Not only was it to be the first rapid transit system in the city, it included a bunch of brand-new technology that wasn't in use anywhere in the world. So as part of the project BC Transit made a video to help introduce people to it.
Produced in 1983, On Track is both an educational video while also cheerleading the whole project. Everything from the (incredibly 80s) swelling soundtrack to the enthusiastic narration to the sunny shots of the city to the enthusiastic, if cheesy, descriptions is meant to excite people for the SkyTrain's arrival.
"There comes a time in the life of a city, a point of maturity when its growth and the growth of human interaction within it begin to conflict," states the narrator, describing the need for transit in some exceedingly lofty terms.

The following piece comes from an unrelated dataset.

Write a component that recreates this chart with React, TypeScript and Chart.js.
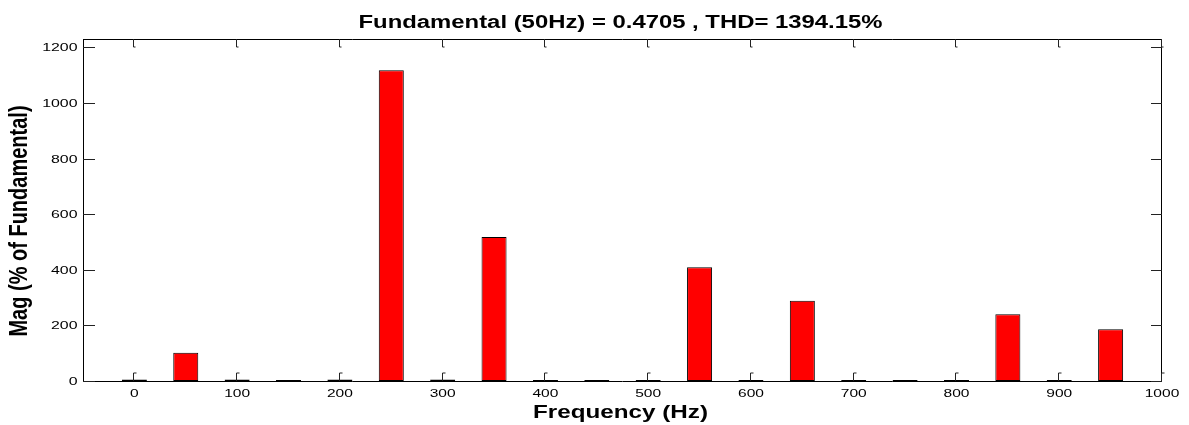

A lot of the narration is like that, from "culture can be defined as all that a people are and do at any particular time and place" to "people will ride deep below the high-rise towers."
While its rhetoric can be a bit over the top, the video is interesting for a few reasons. First, there are lots of shots of Vancouver pre-Expo 86.
Then there all the shots for transit nerds, showing how the system and cars were built, and explaining all the new technology going into the SkyTrain.
"The world will come here to examine and to buy," notes the narrator.
The video shows project in its earliest days, starting in 1982 as the first sites are prepped. It ends in 1983 with the placement of the first cars on the first section of line.
There are also artists' renderings of the stations yet to be built in Vancouver, Burnaby, and New Westminster.
It may seem odd now, but the video never mentions the word SkyTrain. That's because the system hadn't received the moniker yet, and was simply the Vancouver Regional Rapid Transit project.
While originally made in 1983, the video was uploaded in 2011 by TransLink.